Yahoo to Lay Off 600

Another round of cuts hit struggling Web giant

Yahoo confirmed late Tuesday that it intends to lay off 600 employees, part of the Web giant's efforts to cut costs and restructure its business.

The 600 cuts amount to about 4 percent of Yahoo's 14,000-person workforce.

Since 2008, the Sunnyvale, California-based company has seen at least four rounds of layoffs, resulting in about 4,000 jobs lost, according to the San Francisco Chronicle.

"Today's personnel changes are part of our ongoing strategy to best position Yahoo for revenue growth and margin expansion and to support our strategy to deliver differentiated products to the marketplace," Yahoo said in a statement. "We'll continue to hire on a global basis to support our key priorities."

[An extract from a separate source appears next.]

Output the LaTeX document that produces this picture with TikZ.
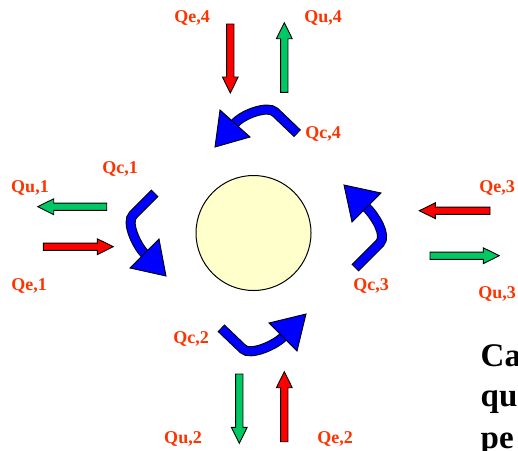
\documentclass[tikz,border=0pt]{standalone}
\usepackage{fontspec}
\setmainfont{Liberation Serif}
\definecolor{lblred}{RGB}{255,51,0}
\definecolor{arrgreen}{RGB}{0,200,100}
\definecolor{arrred}{RGB}{255,0,0}
\definecolor{arrblue}{RGB}{0,0,255}
\definecolor{sunfill}{RGB}{255,255,204}
\newcommand\BlockArrow[5]{% colour, x, y, angle, length
  \begin{scope}[shift={(#2,#3)},rotate=#4]
    \draw[fill=#1,line width=0.9pt,line join=miter]
      (0,3.65) -- ({#5-16},3.65) -- ({#5-16},7.9) -- (#5,0)
      -- ({#5-16},-7.9) -- ({#5-16},-3.65) -- (0,-3.65) -- cycle;
  \end{scope}}
\newcommand\CurlArrow[4]{% shaft path, tip, corner1, corner2
  \draw[line width=10pt,black] #1;
  \draw[line width=8pt,arrblue,shorten <=1pt] #1;
  \draw[fill=arrblue,line width=0.9pt,line join=miter] #3 -- #2 -- #4 -- cycle;}
\tikzset{
  lbl/.style={text=lblred,font=\bfseries\fontsize{18}{18}\selectfont,inner sep=0pt,anchor=base},
  bigtxt/.style={text=black,font=\bfseries\fontsize{33}{33}\selectfont,inner sep=0pt,anchor=base west}
}
\begin{document}
\begin{tikzpicture}[x=1pt,y=-1pt]
\useasboundingbox (0,0) rectangle (518,450);
\clip (0,0) rectangle (518,450);
% central body
\node[circle,draw,line width=1pt,fill=sunfill,minimum size=115pt,inner sep=0pt] (sun) at (253.5,233) {};
% labels
\node[lbl] (qe4) at (192,22) {Qe,4};
\node[lbl] (qu4) at (323,22) {Qu,4};
\node[lbl] (qc4) at (323,138) {Qc,4};
\node[lbl] (qc1) at (120,173) {Qc,1};
\node[lbl] (qu1) at (30,192) {Qu,1};
\node[lbl] (qe1) at (29,290) {Qe,1};
\node[lbl] (qe3) at (497,192) {Qe,3};
\node[lbl] (qu3) at (497,298) {Qu,3};
\node[lbl] (qc3) at (371,290) {Qc,3};
\node[lbl] (qc2) at (191,343) {Qc,2};
\node[lbl] (qu2) at (183,443) {Qu,2};
\node[lbl] (qe2) at (335,443) {Qe,2};
% straight block arrows
\BlockArrow{arrred}{230.3}{24}{-90}{69}
\BlockArrow{arrgreen}{284.3}{92.3}{90}{69.6}
\BlockArrow{arrgreen}{106.7}{206.7}{180}{69}
\BlockArrow{arrred}{43.3}{246.7}{0}{70}
\BlockArrow{arrred}{490}{210.7}{180}{70.7}
\BlockArrow{arrgreen}{430}{255.7}{0}{69.3}
\BlockArrow{arrgreen}{239.3}{374}{-90}{69.3}
\BlockArrow{arrred}{284.3}{441.7}{90}{70}
% curved exchange arrows
\CurlArrow{(297.5,133.5) -- (275,112) .. controls (267.8,105.1) and (242.8,114.2) .. (235,123.3)}{(215,147)}{(220,110)}{(250,137)}
\CurlArrow{(155,193) -- (133,215) .. controls (125.9,222.1) and (136.2,244.9) .. (144.5,253.5)}{(166,276)}{(130,268)}{(159,239)}
\CurlArrow{(355,268) -- (380,243) .. controls (387,235) and (375,216) .. (366.5,207.5)}{(344,185)}{(352,222)}{(381,193)}
\CurlArrow{(221,328) -- (243,349) .. controls (250,356) and (274.5,345.5) .. (283,337)}{(306,314)}{(269,323)}{(297,351)}
% text cut off at the right edge
\node[bigtxt] (t1) at (480.5,366) {Ca};
\node[bigtxt] (t2) at (480.5,406) {qu};
\node[bigtxt] (t3) at (480.5,448) {pe};
\end{tikzpicture}
\end{document}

Carol Bartz, the company's chief executive since 2009, has faced increased pressure from investors to turn the business around, while Silicon Valley competitors like Facebook and Google continue to thrive.

In September, three top executives — Yahoo Americas EVP Hilary Schneider, mobile SVP David Ko and media VP Jimmy Pitaro — left the company in a mini-exodus.

In October, Bartz asked for patience from Wall Street, while outlining a flurry of recent moves intended to push the income bar higher.

"We've made substantial progress this year toward executing our strategies for enhancing profitability and resuming revenue growth, Bartz told investors. "Margins are expanding; owned and operated display advertising is up 18 percent so far this year; product rollouts are accelerating thanks to modernization of our underlying platforms; and we continue to implement our search alliance with Microsoft on schedule."

She also noted that Yahoo! has ditched "non-core" assets while acquiring Associated Content and Citizen Sports, as well as partnerships with Facebook, Twitter and Zynga.

"First you walk, then you run, then you fly," Bartz said.